I've seen the footage of Woodstock and the rest of the 60s. It wasn't just high school kids who were smoking the pot and living in communes, etc. There were plenty of people in their 20s and 30s too, which places them in high school in the 1950s. I've recently read books by Tom Wolfe and Hunter Thompson about hippie life and the Hell's Angels in the mid-1960s. I think 1965 was the key year for both books. The main characters in these books were already in their late 20s and early 30s. That means that they were products of the 1950s. That is, they were in high school during the 1950s.
I'm not trying to make an agenda with those facts. Just wanted to rebut your statement that I have a poor grasp on history.
Sam Adams, you yourself have a poor grasp of history! The fifties were not a time of pot-smoking, acid-dropping, and hip-hopping. It was the first generation in American history whose students, born of working parents, could study and grasp the opportunity that higher education offered.

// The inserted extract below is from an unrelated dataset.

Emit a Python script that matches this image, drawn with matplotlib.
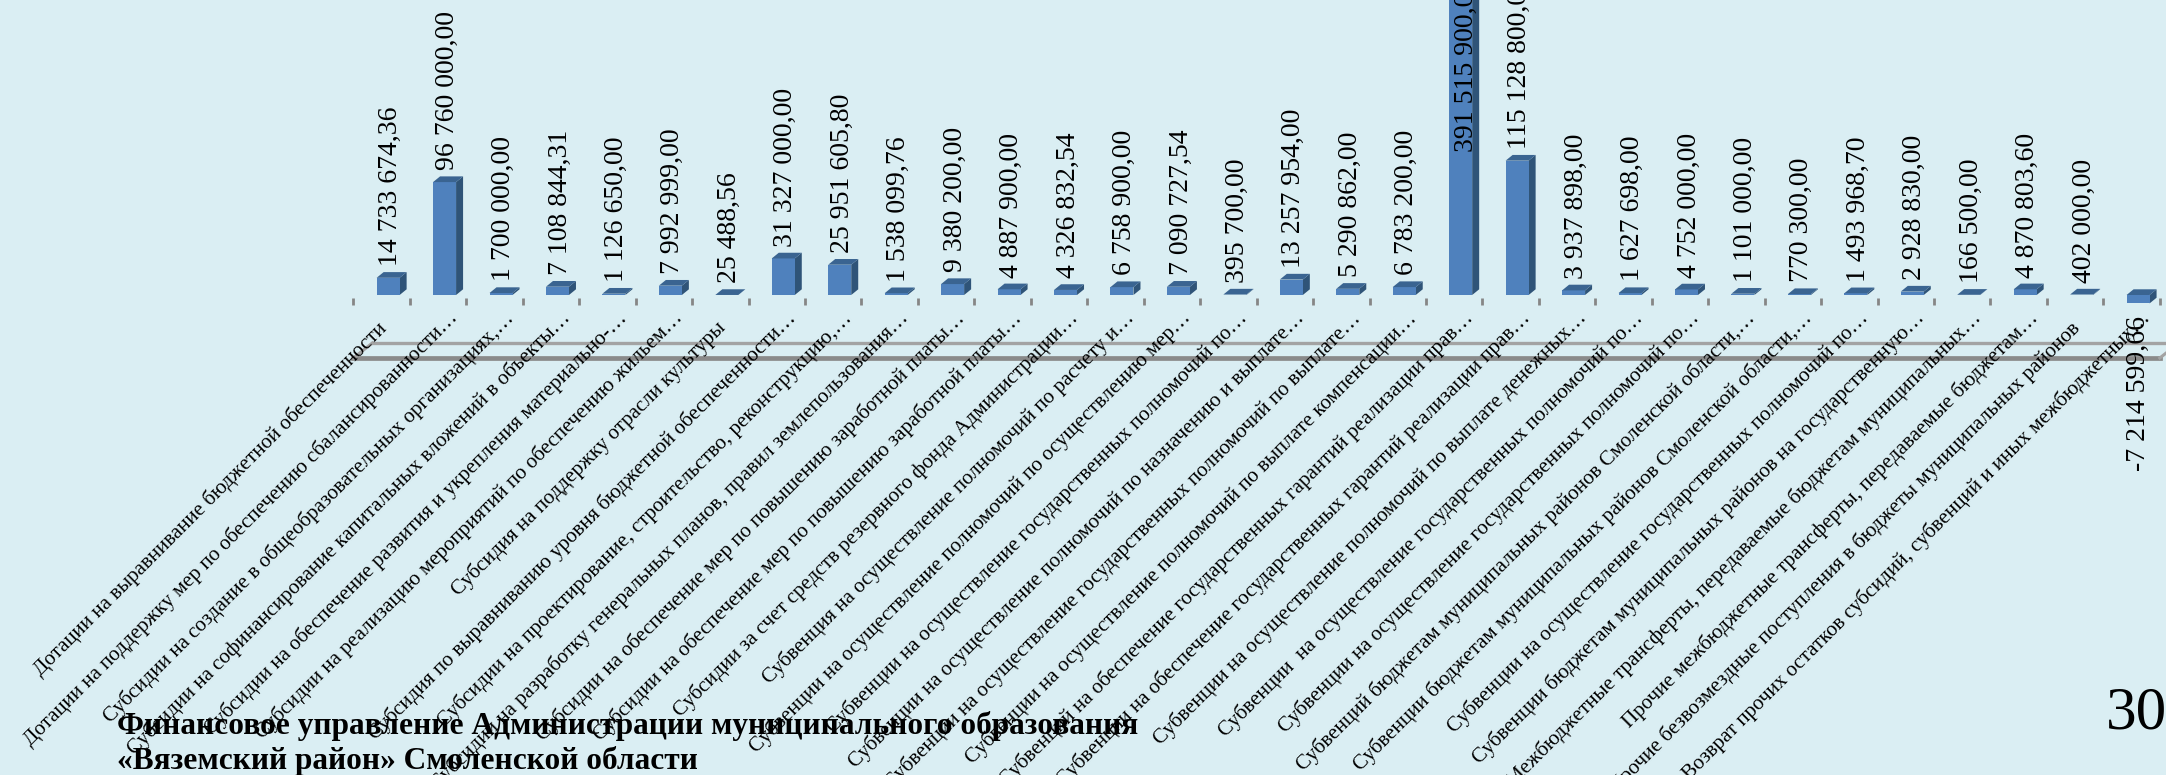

Can you imagine? Tuition at the University of California school system was little more than $100 a year. State schools like San Jose State and Fresno State, were just a little more. The explosion of junion colleges (not the ersatz community colleges of today) were affordable, and were often the preferred means of beginning the route to a BA. Thus the fifties generation was the most highly educated group of young people in American history.
The difference between then and now is that those students cherished their opportunity to advance. Today's kids think higher education is a right, as is the right not to fail. It is a significant difference.
Oh, and by the way, a "student loan" was unheard of, and "working one's way through college" was so common it was taken for granted.
PK - HS1952, BA1956, MA1967, PhD1971 with no Student Loans, no debts, some scholarships. Grew up "poor". Retired young. The '50s strikes again!